Quand les 3/4 du cœur sont dénoyés et que la température des gaines dépasse 1200°C, le zirconium des gaines interagit brutalement avec la vapeur d’eau pour la décomposer. La réaction augmente la température et dégage des quantités considérables d’hydrogène, environ 1 tonne dans chacun des réacteurs. Vers 1800°C, les gaines et les structures en acier fondent. Vers 2500° C, les pastilles en céramique du combustible nucléaire se désagrègent. Un lit de débris se forme au fond de la cuve. Il faudra attendre une future autopsie des cuves pour savoir jusqu’où est allée cette fusion.

Pendant de longues heures les cœurs des trois réacteurs se sont retrouvés sans alimentation en eau, faute de source froide disponible jusqu’au moment où l’exploitant TEPCO se décida à injecter en désespoir de cause de l’eau de mer.

Calendrier du manque de refroidissement
L’arrêt du refroidissement des cœurs des trois réacteurs de Fukushima a duré plusieurs heures. Il été suivi d’explosions dues à des rejets d’hydrogène due au dénoyage des combustibles nucléaires et des dépressurisations. Les premières dépressurisations, non indiqués sur la figure, eurent lieu le 12 mars à 4h00 (Réacteur N°1), le 13 mars à 0h (réacteur N°2) et 8H41 (réacteur n°3). Les dénoyages, dépressurisations et explosions ont amenés des rejets radioactifs.
©  Source B.Barré

Une injection d’eau de mer fut rétablie le 12 mars à 20h20 pour le réacteur N°1, le 13 à 9h38 pour le N°3 et 14 à 20h33 pour le N°2. Cette injection signifiait la perte des réacteurs, en raison du caractère corrosif du sel. Ceci explique sans doute que le premier des réacteurs accidentés – le N°1 – soit resté 27 heures sans injection. Pour les réacteurs N°3 et 3, le délai a été nettement plus court. Pour le réacteur N°2, il s’agit d’une reprise de l’injection. Une violente explosion est survenue peu avant sur le N°3. Les dégâts occasionnés interrompent le refroidissement du réacteur N°2 voisin. Il faut remettre en service une pompe d’injection. Sans cette interruption, le coeur de ce réacteur n’aurait pas été dénoyé à temps et l’explosion évitée.

La reprise de l’alimentation en eau a stoppé le processus de dénoyage dans les trois réacteurs. Cette injection se fait en circuit ouvert. De la vapeur est déchargée en continu dans les enceintes de confinement.

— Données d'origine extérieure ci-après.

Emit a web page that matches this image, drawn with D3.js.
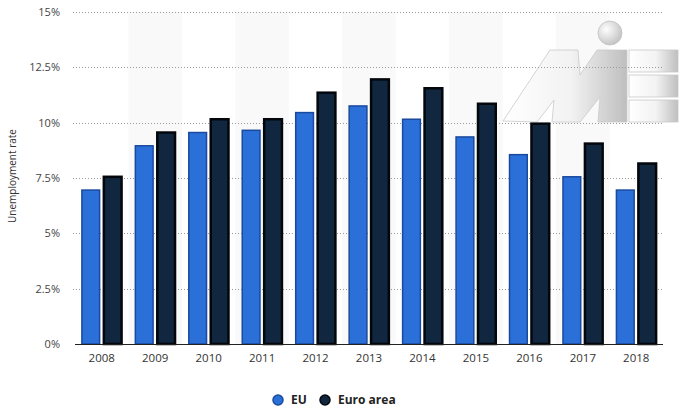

Les cuves sont probablement percées, en tous cas pour les réacteurs 1 et 3 et le refroidissement se fait par aspersion et ruissellement. Des eaux très radioactives s’accumulent en partie basse.

Mais surtout l’injection se fit trop tard. TEPCO tomba de Charybde en Scylla. Non seulement, l’exploitant perdit ses trois réacteurs, mais cette perte fut accompagnée de conséquences beaucoup plus graves pour la population japonaise.

Si l’injection d’eau était arrivée à temps pour éviter le dénoyage du combustible, tout le cortège d’évènements qui suivirent, selon un scénario complexe, la fusion du cœur aurait été aussi évitée : dépressurisation des enceintes pour soulager la pression ; dispersion d’atomes radioactifs volatils ; dégagements d’hydrogène qui causèrent des explosions ; contaminations de l’environnement.

Jusqu’où est allée cette fusion du cœur ? La moitié ? les trois-quarts ? Les avis divergent. Il faudra attendre une future autopsie des cuves des réacteurs pour le savoir. Dans le cas de Three Mile Island, il fallut attendre quatre années pour qu’une première photographie mesure l’étendue des dégâts.